Ok, so here’s the solution: @owen, please use the off-the-shelf Discourse User API Key mechanism. Use it to let the user approve access of your application to their edgeryders.eu user account. Which means, the URL to forward them to for approving the application’s access is NOT https://communities.edgeryders.eu/...
but:
https://edgeryders.eu/user-api-key/new
This is the default mechanism provided by Discourse for authenticating external applications. We should not try to roll our own alternative for this, because we’d have to maintain that for years, and we already know that all authentication related customizations easily break during Discourse updates. We spent three hours looking for other alternatives like JWT based authentication, but there is no ready-made solution for Discourse anywhere. So we’ll go with what Discourse provides out of the box.

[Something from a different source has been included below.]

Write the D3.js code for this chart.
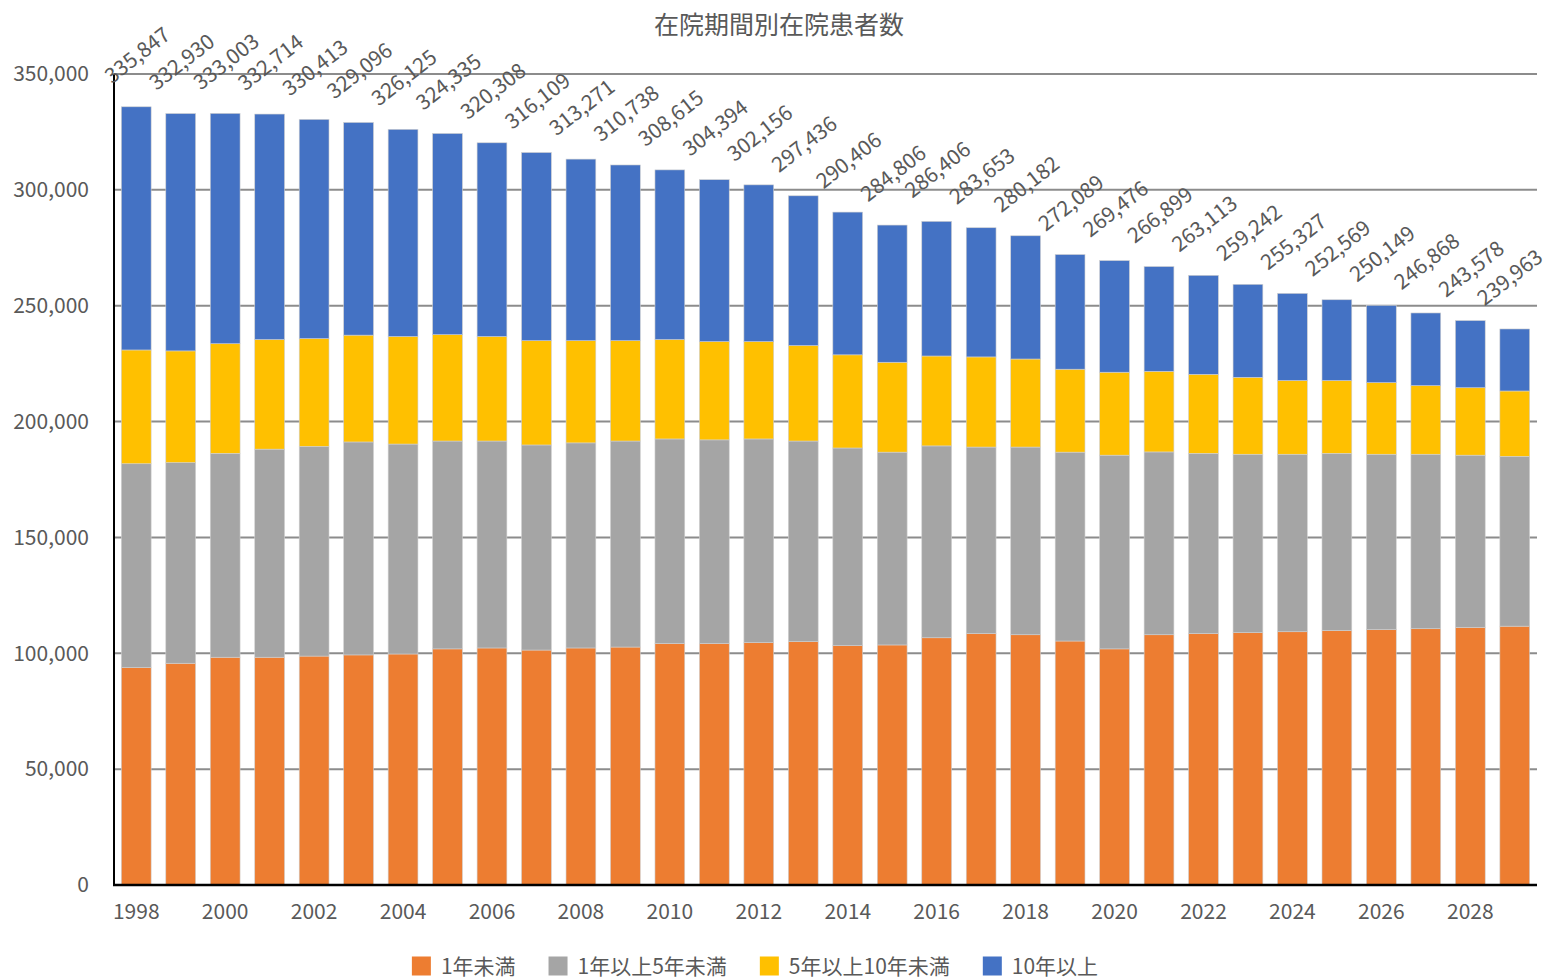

As a result, you’ll have three cases:
-
If the user does not yet have an edgeryders.eu account, your application uses our custom
multisite_account.json
API endpoint as before. -
If the user as an edgeryders.eu account and is logged into it, your application forwards the user to
https://edgeryders.eu/user-api-key/new
for approving access to their edgeryders.eu account. That takes only a single click, and then the user is forwarded back to your application. -
If the user as an edgeryders.eu account but is not logged into it, your application also forwards the user to
https://edgeryders.eu/user-api-key/new
. From there, the user will be forwarded to communities.edgeryders.eu for login, then back to approve the application, then back to your application. This is obviously annoying, but will happen only in 5% of cases as people typically stay logged in.
You can (and should) save the resulting User-Api-Key
value in offline storage into the user’s browser. That way, authenticating the application has only to be done the first time the user uses it.